I nodded. “It gets worse. Turn the page.” Vero flipped to the balance sheet, her mouth forming an oh around the big fat zero at the bottom. “The note said Patricia had twenty-four hours to return what she’d taken.”
“You think these men were the ones who killed Harris?”
“They definitely had a motive. They want their money back. And we have fifty thousand of it.”
Vero hugged my phone as she paced the kitchen. “Patricia paid us in cash. If these men did follow you home from the bar, they could just assume you were on a date and he’d had too much to drink. They’d have no way of knowing Patricia hired you. With a half million dollars, she could run anywhere. If they don’t find Patricia, they won’t find out about us, right?”
“Right.”
Zach fussed in his high chair. I wiped pasta sauce from his face, plucked him from his seat, and set him down to toddle after his sister.
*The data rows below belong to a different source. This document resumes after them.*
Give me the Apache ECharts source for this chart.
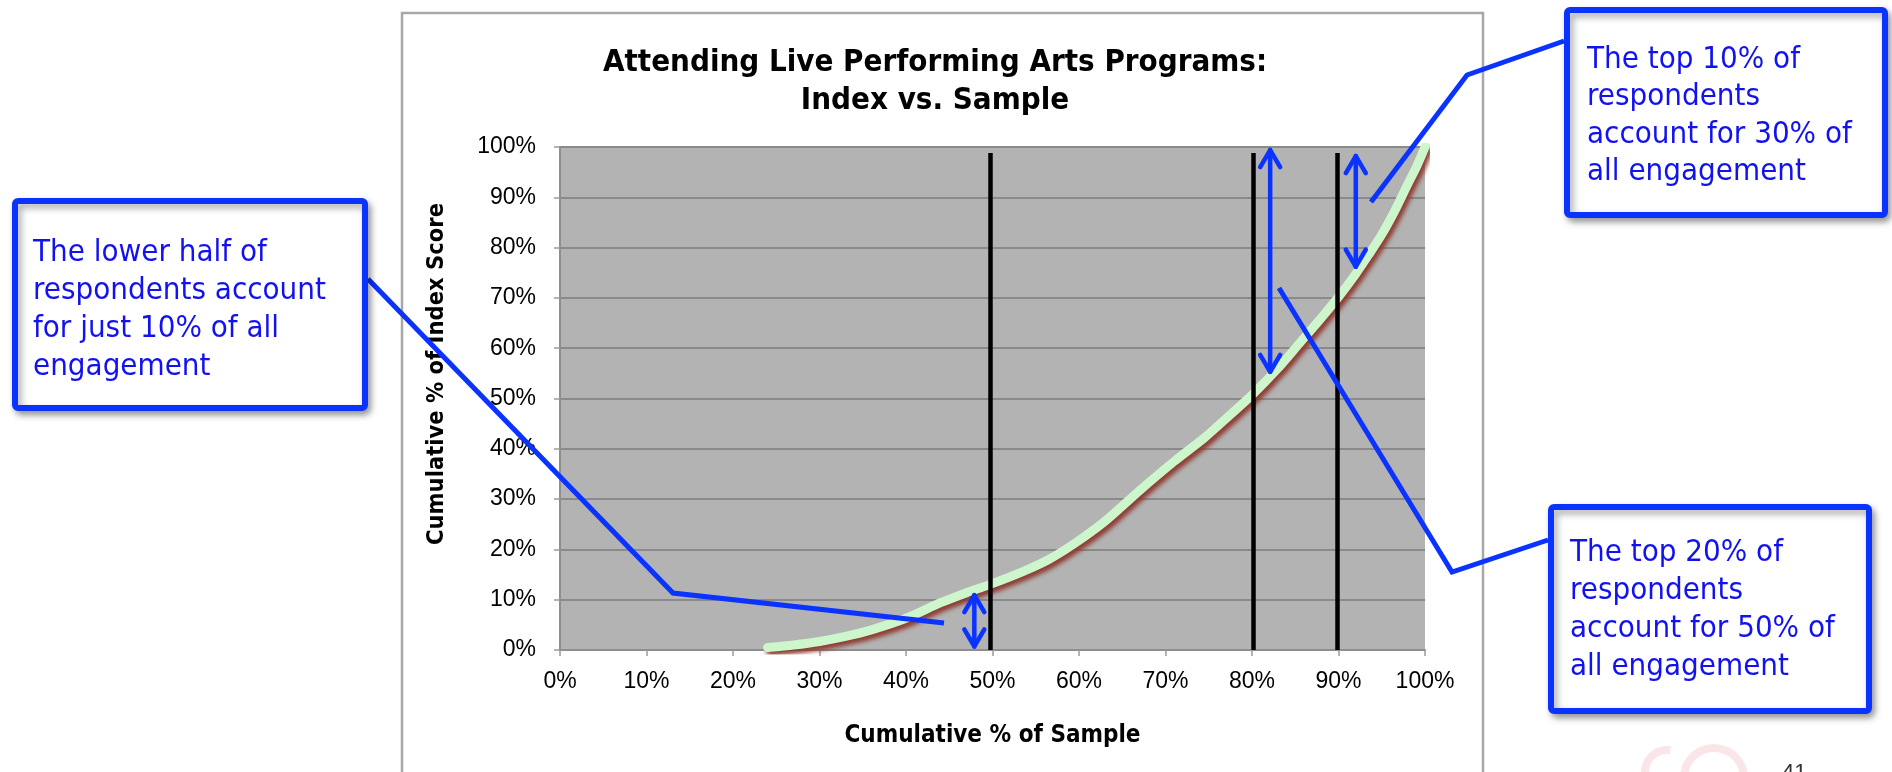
<!DOCTYPE html>
<html>
<head>
<meta charset="utf-8">
<script src="https://cdn.jsdelivr.net/npm/echarts@6/dist/echarts.min.js"></script>
<style>
html,body{margin:0;padding:0;background:#ffffff;}
#chart{width:1892px;height:772px;}
</style>
</head>
<body>
<div id="chart"></div>
<script>
// ---------- data ----------
const chartTitle = ['Attending Live Performing Arts Programs:', 'Index vs. Sample'];
const xAxisTitle = 'Cumulative % of Sample';
const yAxisTitle = 'Cumulative % of Index Score';
const axisTicks = [0, 10, 20, 30, 40, 50, 60, 70, 80, 90, 100];

// cumulative % of sample (x) and cumulative % of index score (y)
const sampleX = [24, 27, 30, 33, 36, 40, 44, 47, 49.5, 53.5, 56.5, 59.5, 63, 67, 71, 74.5, 77.5, 80, 83, 85.5, 88, 90, 92, 93.5, 95, 96.5, 98, 99, 100];
const indexY  = [0.5, 1.0, 1.7, 2.7, 4.0, 6.3, 9.4, 11.4, 12.9, 15.6, 18.0, 21.2, 25.6, 31.7, 37.5, 42.2, 46.8, 50.7, 56.0, 61.0, 66.0, 70.2, 74.8, 78.6, 82.6, 87.3, 92.6, 96.0, 100];

// vertical reference lines (x positions) and their top
const markerX = [49.7, 80.1, 89.9];
const markerTop = 98.8;

// double-headed arrows: x, bottom y, top y
const arrowX      = [47.9, 82.1, 92.0];
const arrowBottom = [0.7, 55.3, 76.2];
const arrowTop    = [10.9, 99.4, 98.2];

// annotation notes
const noteTexts = [
  'The lower half of\nrespondents account\nfor just 10% of all\nengagement',
  'The top 10% of\nrespondents\naccount for 30% of\nall engagement',
  'The top 20% of\nrespondents\naccount for 50% of\nall engagement'
];
const pageNumber = '41';

// ---------- chart ----------
const BLUE = '#0a33ff';
const TEXTBLUE = '#1212f0';
const chart = echarts.init(document.getElementById('chart'));

const curve = sampleX.map((x, i) => [x, indexY[i]]);

const axisCommon = {
  type: 'value', min: 0, max: 100, interval: 10,
  axisLine: { show: true, lineStyle: { color: '#8e8e8e', width: 2 } },
  axisTick: { show: true, inside: false, length: 6, lineStyle: { color: '#9a9a9a', width: 1.5 } },
  axisLabel: {
    formatter: '{value}%', color: '#000',
    fontFamily: '"Liberation Sans Narrow", "Liberation Sans", sans-serif', fontSize: 23
  }
};

chart.setOption({
  animation: false,
  backgroundColor: '#ffffff',
  grid: {
    left: 560, top: 147, width: 865, height: 503,
    show: true, backgroundColor: '#b3b3b3', borderWidth: 0,
    containLabel: false, outerBoundsMode: 'none'
  },
  xAxis: Object.assign({}, axisCommon, {
    splitLine: { show: false },
    axisLabel: Object.assign({}, axisCommon.axisLabel, { margin: 20 }),
    name: xAxisTitle, nameLocation: 'middle', nameGap: 74,
    nameTextStyle: { color: '#000', fontWeight: 'bold', fontSize: 24,
      fontFamily: '"DejaVu Sans Condensed", "DejaVu Sans", sans-serif' }
  }),
  yAxis: Object.assign({}, axisCommon, {
    splitLine: { show: true, lineStyle: { color: '#8a8a8a', width: 2 } },
    axisLabel: Object.assign({}, axisCommon.axisLabel, { margin: 24 })
  }),
  series: [
    {
      name: 'Index vs. Sample', type: 'line', data: curve,
      symbol: 'none', smooth: 0.25, z: 3, clip: true,
      lineStyle: {
        color: '#cdf6cd', width: 9, cap: 'round', join: 'round',
        shadowColor: 'rgba(140,55,45,0.95)', shadowBlur: 4, shadowOffsetX: 3, shadowOffsetY: 4
      }
    },
    {
      name: 'markers', type: 'line', data: [], z: 4,
      markLine: {
        silent: true, symbol: 'none', animation: false,
        label: { show: false },
        lineStyle: { color: '#000', width: 4.5, type: 'solid' },
        data: markerX.map(x => [{ coord: [x, 0] }, { coord: [x, markerTop] }])
      }
    }
  ]
});

// ---------- annotations ----------
const px = (x, y) => chart.convertToPixel({ gridIndex: 0 }, [x, y]);
const graphics = [];

// slide chart frame
graphics.push({ type: 'rect', z: -20, silent: true,
  shape: { x: 402, y: 13, width: 1081, height: 820 },
  style: { fill: '#ffffff', stroke: '#a8a8a8', lineWidth: 2.5 } });

// title
graphics.push({ type: 'text', z: 10, silent: true, x: 935, y: 44,
  style: { text: chartTitle.join('\n'), align: 'center', verticalAlign: 'top', lineHeight: 38,
    font: 'bold 31px "DejaVu Sans Condensed", "DejaVu Sans", sans-serif', fill: '#000' } });

// y-axis title
graphics.push({ type: 'text', z: 10, silent: true, x: 437, y: 374, rotation: Math.PI / 2,
  style: { text: yAxisTitle, align: 'center', verticalAlign: 'middle',
    font: 'bold 23.5px "DejaVu Sans Condensed", "DejaVu Sans", sans-serif', fill: '#000' } });

// double-headed arrows
arrowX.forEach((x, i) => {
  const top = px(x, arrowTop[i]);
  const bot = px(x, arrowBottom[i]);
  const s = { stroke: BLUE, lineWidth: 4.5, lineCap: 'round', lineJoin: 'round', fill: null };
  graphics.push({ type: 'line', z: 20, silent: true, shape: { x1: top[0], y1: top[1], x2: bot[0], y2: bot[1] }, style: s });
  graphics.push({ type: 'polyline', z: 20, silent: true, shape: { points: [[top[0] - 10, top[1] + 17], [top[0], top[1]], [top[0] + 10, top[1] + 17]] }, style: s });
  graphics.push({ type: 'polyline', z: 20, silent: true, shape: { points: [[bot[0] - 10, bot[1] - 17], [bot[0], bot[1]], [bot[0] + 10, bot[1] - 17]] }, style: s });
});

// connector lines
const connectors = [
  [[368, 279], [673, 593], [944, 623]],
  [[1564, 41], [1467, 75], [1371, 202]],
  [[1548, 540], [1452, 572], [1279, 288]]
];
connectors.forEach(pts => graphics.push({ type: 'polyline', z: 20, silent: true,
  shape: { points: pts }, style: { stroke: BLUE, lineWidth: 5, lineJoin: 'miter', fill: null } }));

// note boxes
const boxes = [
  { x: 15, y: 201, w: 350, h: 207, tx: 33, ty: 234, lh: 38 },
  { x: 1567, y: 10, w: 318, h: 205, tx: 1587, ty: 41, lh: 37.5 },
  { x: 1551, y: 507, w: 318, h: 204, tx: 1570, ty: 534, lh: 38 }
];
boxes.forEach((b, i) => {
  graphics.push({ type: 'rect', z: 30, silent: true,
    shape: { x: b.x, y: b.y, width: b.w, height: b.h, r: 3 },
    style: { fill: '#ffffff', stroke: BLUE, lineWidth: 6,
      shadowBlur: 7, shadowOffsetX: 3, shadowOffsetY: 4, shadowColor: 'rgba(0,0,0,0.35)' } });
  graphics.push({ type: 'text', z: 31, silent: true, x: b.tx, y: b.ty,
    style: { text: noteTexts[i], align: 'left', verticalAlign: 'top', lineHeight: b.lh,
      font: '31px "DejaVu Sans Condensed", "DejaVu Sans", sans-serif', fill: TEXTBLUE } });
});

// faint logo and page number
graphics.push({ type: 'arc', z: 1, silent: true, shape: { cx: 1667, cy: 772, r: 22, startAngle: Math.PI * 0.8, endAngle: Math.PI * 1.55 },
  style: { stroke: '#fae6e9', lineWidth: 8, fill: null } });
graphics.push({ type: 'arc', z: 1, silent: true, shape: { cx: 1714, cy: 778, r: 30, startAngle: Math.PI * 1.05, endAngle: Math.PI * 1.95 },
  style: { stroke: '#fae6e9', lineWidth: 8, fill: null } });
graphics.push({ type: 'text', z: 1, silent: true, x: 1782, y: 762,
  style: { text: pageNumber, font: '22px "Liberation Sans", sans-serif', fill: '#333', verticalAlign: 'top' } });

chart.setOption({ graphic: graphics });
</script>
</body>
</html>
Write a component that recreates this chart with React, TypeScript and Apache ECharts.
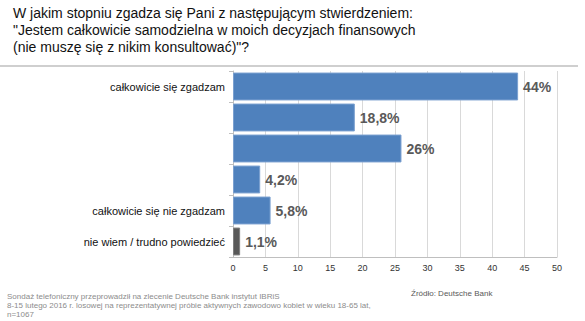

Vero fell into her chair. She pushed her plate to the middle of the table, looking at it as if she might be sick. “What if the police find Patricia before we do?”
“The only thing she knows about me is my number. She doesn’t know my name or where I live. I doubt she could even identify me in a lineup.” I’d been wearing a wig and high heels and plenty of makeup. Hopefully it was enough. “Besides, I have you for an alibi,” I said, dropping into the chair beside her.
“I thought I was an accomplice.”
“Not if they can’t prove it. As far as anyone else is concerned, I was here at home with you the night Harris Mickler went missing. I called my sister from the house phone in the kitchen. And Georgia saw us together when we picked up the kids. All we have to do is get rid of any evidence that could lead the police back to us.”
Vero looked down at my phone. She dropped it on the table in front of me as if it were crawling with lice.
“Relax. It’s a prepaid cell. Verizon shut off my account last month when I was late on my bill. I bought this one at the pharmacy.”
“Can’t the police find a record of the payment?”
“My credit cards were all maxed out. I paid in cash.” I rested my elbows on the table, digging the heels of my hands into my eyes. “There’s nothing tying the phone to me.”
“Don’t you watch Law and Order? They can trace those things!”
“Only to the nearest tower it pings.”
“How close is that?”
“I don’t know … a few miles maybe?”
“Too close for me.” Vero rose from her seat. My head snapped up as she threw my phone down on the cutting board. She grabbed a meat tenderizer from the utensil drawer and raised the metal mallet behind her head.
“Wait!” I snatched my phone before she could smash it. Turning my back on her, I thumbed through my contacts. Vero stood on her tiptoes, peeking over my shoulder as I copied Julian’s number onto a sticky pad.
“Just a friend, huh?”
“He’s a lawyer,” I said, tucking the sticky note in my pocket. “His number might come in handy.”
“He’s too young to be a lawyer.”
“He’s a public defender,” I quipped. “Or at least, he will be. Someday. When he graduates.”
“Nu-uh.” Vero nixed that idea with big exaggerated sweeps of her head. “If we get caught, we’re not hiring some Abercrombie underwear model to keep us out of prison. I want an old white dude with cuff links and a Rolex. Like your ex’s attorney.”
“My ex’s attorney is not old. He’s only three years older than me. And he charges two hundred dollars per hour.”
“If we kill Andrei Borovkov, we could afford that.”
I gave her a withering look.
“Where’d you meet him anyway?”
“Borovkov?”
“No,” she said, yanking away my phone. “Julian Baker.”
She drummed her nails against the counter, waiting for an answer.
“He was bartending,” I confessed, “the night I kidnapped Harris from The Lush.”
“He’s the bartender? The one from your story? Have you lost your mind!” she hissed, gesticulating wildly. “You can’t keep his phone number. What if he turns you in?”
“He doesn’t even know who I am! I was wearing a blond wig and I gave him a fake name . He thinks I’m a real estate agent named Theresa.”